Et nous arrivons ainsi au noeud, à la conclusion de ce passage : Soyez donc parfaits, comme votre Père céleste est parfait.

Ce n'est pas la qualité qui nous est demandé, c'est la perfection.
Je me souviens d'un enseignant de mathématiques qui disait : 20/20 c'est parfait, impossible. 19 c'est pour moi, 18 c'est pour vous. Perfection inaccessible.

Mais il faut faire attention à la traduction. Le mot traduit le plus souvent par parfait signifie plutôt accompli, achevé, et porte une idée d'objectif, de fin. C'est un mot eschatologique.
La perfection est un objectif vers lequel tendre. C'est aussi ce que voulait dire Paul, quand il écrivait aux Philippiens : je n'ai pas encore atteint la perfection, mais je cours vers le but.

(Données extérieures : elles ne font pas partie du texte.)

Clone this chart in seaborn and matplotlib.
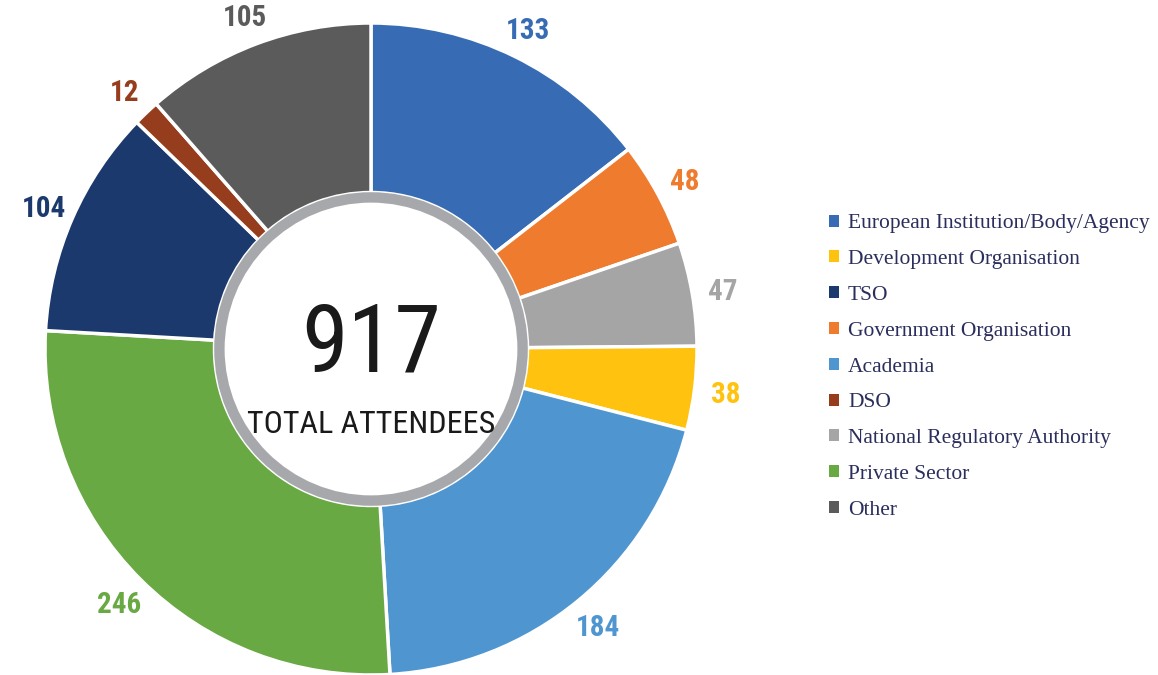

Il ne s'agit donc pas de vouloir mesurer pour soi ou pour les autres une perfection impossible.

Ce sermon sur la montagne n'est pas un protocole pour une certification de qualité de la vie chrétienne. Ce n'est pas un guide pratique du bon chrétien. Ce n'est pas un manuel d'éthique appliquée.

Ce sermon sur la montagne nous montre d'abord nos limites. Il nous place devant nos incapacités, nos raisonnements fallacieux, nos prétentions stupides.

Il nous place enfin devant la grâce et l'amour de Dieu. Il nous donne cet horizon vers lequel tendre, ces gestes et paroles en plus qui nous éloignent du raisonnable et nous lancent en avant. Il nous empêche de compter sur nous mêmes, sur nos forces et nos capacités seulement. Il nous renvoie vers l'espérance qui nous est ouverte. Il nous appelle ainsi à manifester le Royaume des Cieux.

Et si vous cherchez un modèle, un exemple, regardez ce que les Evangiles nous rapportent de la vie de Jesus.